Me_{3}CNH_{2} + CHCl_{3} + 3 NaOH → Me_{3}CNC + 3 NaCl + 3 H_{2}O

tert-Butyl isocyanide is isomeric with pivalonitrile, also known as tert-butyl cyanide. The difference, as with all carbylamine analogs of nitriles, is that the bond joining the CN functional group to the parent molecule is made on the nitrogen, not the carbon.

==Coordination chemistry==

By virtue of the lone electron pair on carbon, isocyanides serves as ligands in coordination chemistry, especially with metals in the 0, +1, and +2 oxidation states. tert-Butyl isocyanide has been shown to stabilize metals in unusual oxidation states, such as Pd(I).
 Pd(dba)_{2} + PdCl_{2}(C_{6}H_{5}CN)_{2} + 4 t-BuNC → [(t-BuNC)_{2}PdCl]_{2} + 2 dba + 2 C_{6}H_{5}CN
tert-Butyl isocyanide can form hepta-coordinate homoleptic complexes, despite having a large t-Bu group, which is held far away from the metal center because of the linearity of the M-C≡N-C linkages.

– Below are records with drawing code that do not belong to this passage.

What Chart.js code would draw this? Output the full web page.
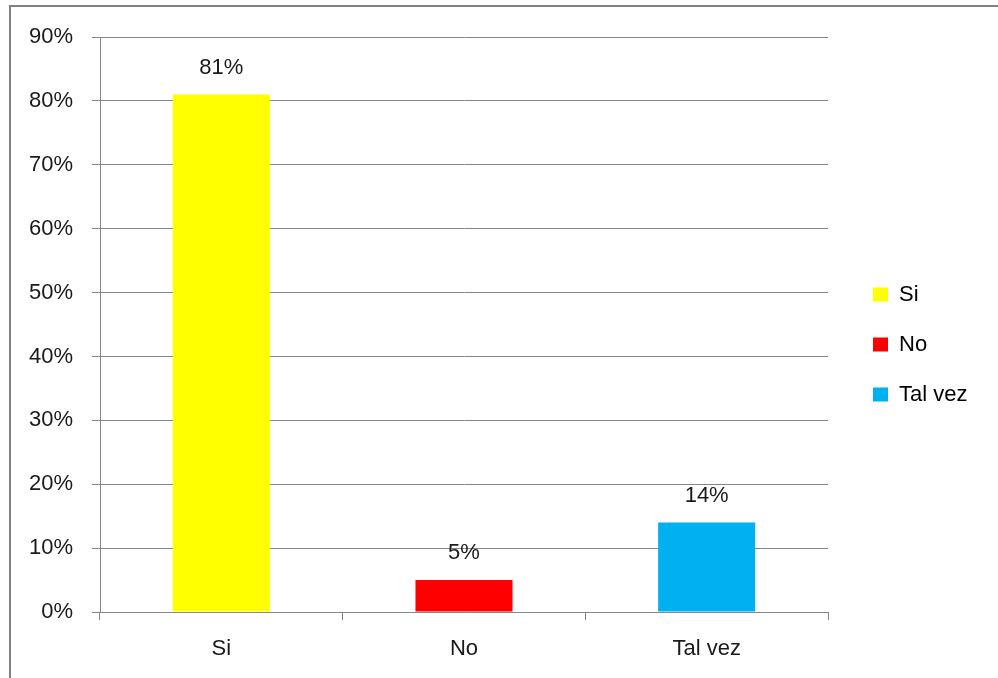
<!DOCTYPE html>
<html>
<head>
<meta charset="utf-8">
<script src="https://cdn.jsdelivr.net/npm/chart.js@4"></script>
<style>
  html, body { margin: 0; padding: 0; background: #fff; }
  #wrap { position: relative; width: 998px; height: 678px; overflow: hidden; }
  #frame {
    position: absolute; left: 9px; top: 5px; width: 1100px; height: 800px;
    border-left: 2px solid #808080; border-top: 2px solid #808080;
  }
  #chart { position: absolute; left: 0; top: 0; }
</style>
</head>
<body>
<div id="wrap">
  <div id="frame"></div>
  <canvas id="chart" width="998" height="678"></canvas>
</div>
<script>
// data
const categories = ["Si", "No", "Tal vez"];
const values = [81, 5, 14];
const barColors = ["#FFFF00", "#FF0000", "#00B0F0"];
const yTicksMax = 90;
const yStep = 10;

const FONT = "'Liberation Sans', Arial, sans-serif";
const GRID = "#868686";
const TEXT = "#1a1a1a";

// legend placement: fixed width so the plot ends where the reference does
const legendBox = {
  id: "legendBox",
  beforeLayout(chart) {
    const lg = chart.legend;
    if (lg && !lg._patched) {
      const fit = lg.fit;
      lg.fit = function () {
        fit.call(this);
        this.width = 170;
      };
      lg._patched = true;
    }
  },
  afterLayout(chart) {
    const lg = chart.legend;
    if (!lg) return;
    lg.left += 17; lg.right += 17;
    lg.top -= 13; lg.bottom -= 13;
  }
};

// value labels above bars
const barLabels = {
  id: "barLabels",
  afterDatasetsDraw(chart) {
    const ctx = chart.ctx;
    const meta = chart.getDatasetMeta(0);
    ctx.save();
    ctx.font = "22px " + FONT;
    ctx.fillStyle = TEXT;
    ctx.textAlign = "center";
    ctx.textBaseline = "middle";
    meta.data.forEach((bar, i) => {
      ctx.fillText(values[i] + "%", bar.x, bar.y - 27);
    });
    ctx.restore();
  }
};

new Chart(document.getElementById("chart"), {
  type: "bar",
  data: {
    labels: categories,
    datasets: [
      {
        label: "Serie",
        data: values,
        backgroundColor: barColors,
        borderWidth: 0,
        barPercentage: 0.4,
        categoryPercentage: 1
      }
    ]
  },
  options: {
    responsive: false,
    animation: false,
    layout: { padding: { top: 37, left: 0, right: 0, bottom: 0 } },
    plugins: {
      tooltip: { enabled: false },
      legend: {
        position: "right",
        onClick: null,
        labels: {
          boxWidth: 15,
          boxHeight: 14,
          padding: 28,
          color: TEXT,
          font: { family: FONT, size: 22 },
          generateLabels: () =>
            categories.map((c, i) => ({
              text: c,
              fillStyle: barColors[i],
              strokeStyle: barColors[i],
              lineWidth: 0,
              hidden: false,
              index: i
            }))
        }
      }
    },
    scales: {
      x: {
        offset: true,
        grid: {
          offset: true,
          drawOnChartArea: false,
          drawTicks: true,
          tickLength: 8,
          color: GRID
        },
        border: { display: true, color: GRID, width: 1 },
        ticks: {
          color: TEXT,
          padding: 16,
          font: { family: FONT, size: 22 }
        },
        afterFit(scale) { scale.height = 66; }
      },
      y: {
        min: 0,
        max: yTicksMax,
        grid: {
          color: GRID,
          tickLength: 8,
          drawTicks: true
        },
        border: { display: true, color: GRID, width: 1 },
        ticks: {
          stepSize: yStep,
          color: TEXT,
          padding: 19,
          font: { family: FONT, size: 22 },
          callback: (v) => v + "%"
        },
        afterFit(scale) { scale.width = 100; }
      }
    }
  },
  plugins: [legendBox, barLabels]
});
</script>
</body>
</html>
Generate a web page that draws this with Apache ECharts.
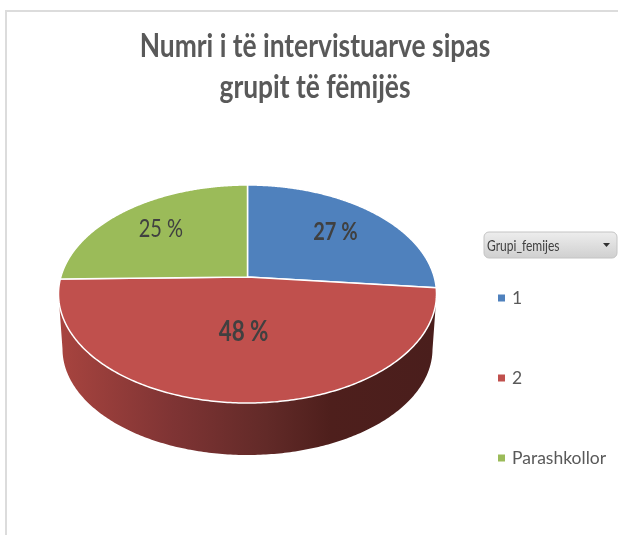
<!DOCTYPE html>
<html>
<head>
<meta charset="utf-8">
<style>html,body{margin:0;padding:0;background:#fff}#c{width:618px;height:535px}</style>
<script src="https://cdn.jsdelivr.net/npm/echarts@6/dist/echarts.min.js"></script>
</head>
<body>
<div id="c"></div>
<script>
const categories = ['1', '2', 'Parashkollor'];
const values = [26.6, 48.1, 25.3];
const percentLabels = ['27 %', '48 %', '25 %'];
const colors = ['#4f81bd', '#c0504d', '#9bbb59'];
const titleLines = ['Numri i të intervistuarve sipas', 'grupit të fëmijës'];
const filterText = 'Grupi_femijes';

const FONT = 'Lato, "Open Sans", sans-serif';
const geo = { cx: 247.5, cy: 294, rx: 189, ry: 109, k: 0.156, cy2: 349, rx2: 185, ry2: 106 };
const labelStyle = [
  { r: 0.68, weight: 'bold', size: 25 },
  { r: 0.48, weight: 'bold', size: 28 },
  { r: 0.7, weight: 'normal', size: 25 }
];
const total = values.reduce((a, b) => a + b, 0);

function unitPoint(theta, r) {
  const u = Math.sin(theta) * r, v = -Math.cos(theta) * r, d = 1 - geo.k * v;
  return [u * Math.sqrt(1 - geo.k * geo.k) / d, (v - geo.k) / d];
}
const topFace = p => [geo.cx + p[0] * geo.rx, geo.cy + p[1] * geo.ry];
const baseFace = p => [geo.cx + p[0] * geo.rx2, geo.cy2 + p[1] * geo.ry2];

function renderSlice(params, api) {
  const i = params.seriesIndex;
  const before = values.slice(0, i).reduce((a, b) => a + b, 0);
  const a0 = before / total * Math.PI * 2;
  const a1 = (before + api.value(0)) / total * Math.PI * 2;
  const steps = 240, arc = [];
  for (let s = 0; s <= steps; s++) arc.push(unitPoint(a0 + (a1 - a0) * s / steps, 1));
  const children = [];
  const front = arc.filter(p => p[1] >= 0);
  if (front.length > 1) {
    children.push({
      type: 'polygon',
      shape: { points: front.map(topFace).concat(front.slice().reverse().map(baseFace)) },
      style: {
        fill: { type: 'linear', x: 0, y: 0, x2: 1, y2: 0, colorStops: [
          { offset: 0, color: '#a8443f' },
          { offset: 0.3, color: '#7f3434' },
          { offset: 0.55, color: '#622a28' },
          { offset: 0.72, color: '#4e1f1c' },
          { offset: 1, color: '#4a1e1c' }
        ] }
      }
    });
  }
  children.push({
    type: 'polygon',
    shape: { points: [topFace(unitPoint(0, 0))].concat(arc.map(topFace)) },
    style: { fill: api.visual('color'), stroke: '#ffffff', lineWidth: 1.5, lineJoin: 'round' }
  });
  const lp = topFace(unitPoint((a0 + a1) / 2, labelStyle[i].r));
  children.push({
    type: 'text',
    x: lp[0], y: lp[1], scaleX: 0.8,
    style: {
      text: percentLabels[i], fill: '#404040', align: 'center', verticalAlign: 'middle',
      font: labelStyle[i].weight + ' ' + labelStyle[i].size + 'px ' + FONT
    }
  });
  return { type: 'group', children };
}

const titleGraphics = titleLines.map((t, i) => ({
  type: 'text', silent: true, x: 315, y: 47 + i * 41, scaleX: 0.824,
  style: { text: t, fill: '#595959', align: 'center', verticalAlign: 'middle', font: 'bold 32px ' + FONT }
}));

const chart = echarts.init(document.getElementById('c'), null, { renderer: 'canvas' });
chart.setOption({
  animation: false,
  backgroundColor: '#ffffff',
  color: colors,
  legend: {
    orient: 'vertical', left: 493, top: 284,
    data: categories, icon: 'rect', itemWidth: 7, itemHeight: 7, itemGap: 62,
    selectedMode: false,
    textStyle: { fontFamily: FONT, fontSize: 17.5, color: '#595959', padding: [0, 0, 0, 2] }
  },
  series: categories.map((name, i) => ({
    type: 'custom', name, coordinateSystem: 'none', silent: true,
    renderItem: renderSlice, data: [[values[i]]]
  })),
  graphic: titleGraphics.concat([
    { type: 'line', silent: true, shape: { x1: 6, y1: 11, x2: 618, y2: 11 }, style: { stroke: '#dcdcdc', lineWidth: 2 } },
    { type: 'line', silent: true, shape: { x1: 6, y1: 10, x2: 6, y2: 535 }, style: { stroke: '#dcdcdc', lineWidth: 2 } },
    { type: 'rect', silent: true, shape: { x: 484, y: 232, width: 133, height: 26, r: 5 },
      style: { stroke: '#c4c4c4', lineWidth: 1, fill: { type: 'linear', x: 0, y: 0, x2: 0, y2: 1, colorStops: [
        { offset: 0, color: '#eeeeee' }, { offset: 1, color: '#cfcfcf' } ] } } },
    { type: 'text', silent: true, x: 487, y: 246, scaleX: 0.83,
      style: { text: filterText, fill: '#404040', verticalAlign: 'middle', font: '14.5px ' + FONT } },
    { type: 'polygon', silent: true, shape: { points: [[603, 243], [610, 243], [606.5, 247]] }, style: { fill: '#303030' } }
  ])
});
</script>
</body>
</html>
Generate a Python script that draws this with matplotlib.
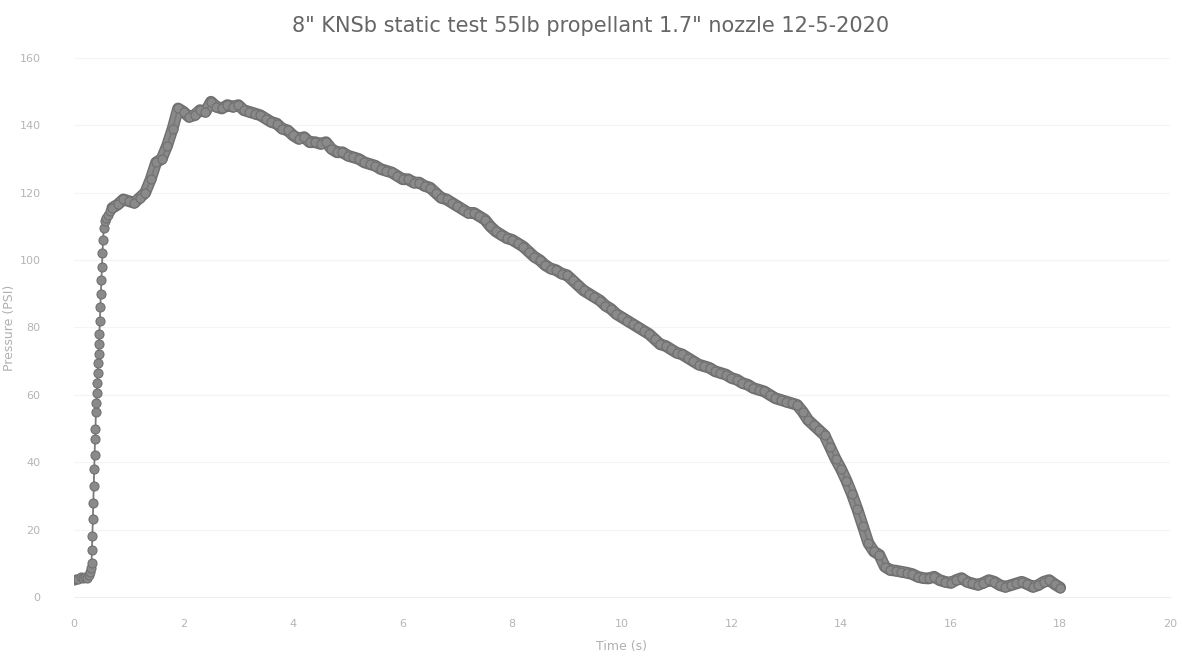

tert-Butyl isocycanide forms complexes that are stoichiometrically analogous to certain binary metal carbonyl complexes, such as Fe_{2}(CO)_{9} and Fe_{2}(tBuNC)_{9}.

==Safety==
tert-Butyl isocyanide is toxic. Its behavior is similar to that of its close electronic relative carbon monoxide.